ATLANTA (Reuters) - A grand jury indicted a white police officer on Thursday for felony murder and other criminal charges in the shooting death of an unarmed, naked black man at an apartment complex near Atlanta last March.

The charges come as prosecutors face increased scrutiny over how they treat cases of police use of deadly force, particularly against minorities.

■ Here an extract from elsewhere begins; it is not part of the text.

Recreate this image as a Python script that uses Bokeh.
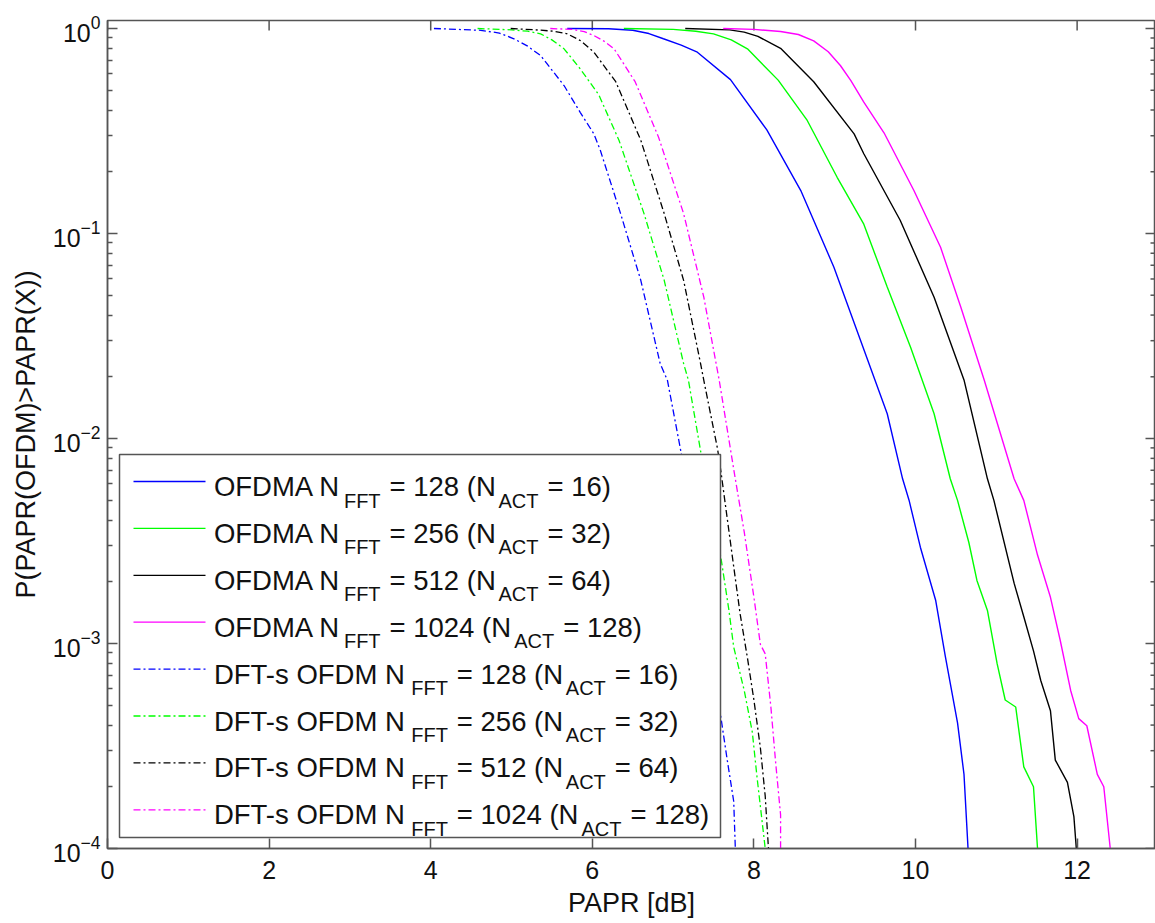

The Black Lives Matter movement, sparked by police killings of unarmed black men since 2014, has focused attention on race and policing.

DeKalb County District Attorney Robert James told reporters that DeKalb County police officer Robert Olsen was indicted on six charges for the March 9 shooting of 27-year-old Anthony Hill.

Hill, a U.S. Air Force veteran who suffered from bipolar disorder and post-traumatic stress disorder, was having a manic episode when he was shot to death while naked in the parking lot of his apartment building, according to his family.

Olsen told a civil grand jury last year that Hill was coming at him in a hostile manner and disobeyed commands to stop, making him feel threatened.

The grand jury at the time recommended further investigation.

Olsen was indicted on two counts of felony murder, aggravated assault, violating his oath of office and making a false statement, James said.

"My job as a prosecutor is to seek justice," James told the news conference. "That's what we do in every case, and that's what we did in this case.

James said a warrant was issued for Olsen's arrest and that he expected him to be taken into custody soon.

Olsen's attorney, Donald English, could not be immediately reached for comment.

Protesters in Atlanta braved frigid nights and camped out in front of the courthouse this week, demanding justice for Hill.

The charges come just weeks after an Ohio grand jury cleared two Cleveland police officers who fatally shot a 12-year-old black child who was playing with a toy gun in a park, sparking widespread anger.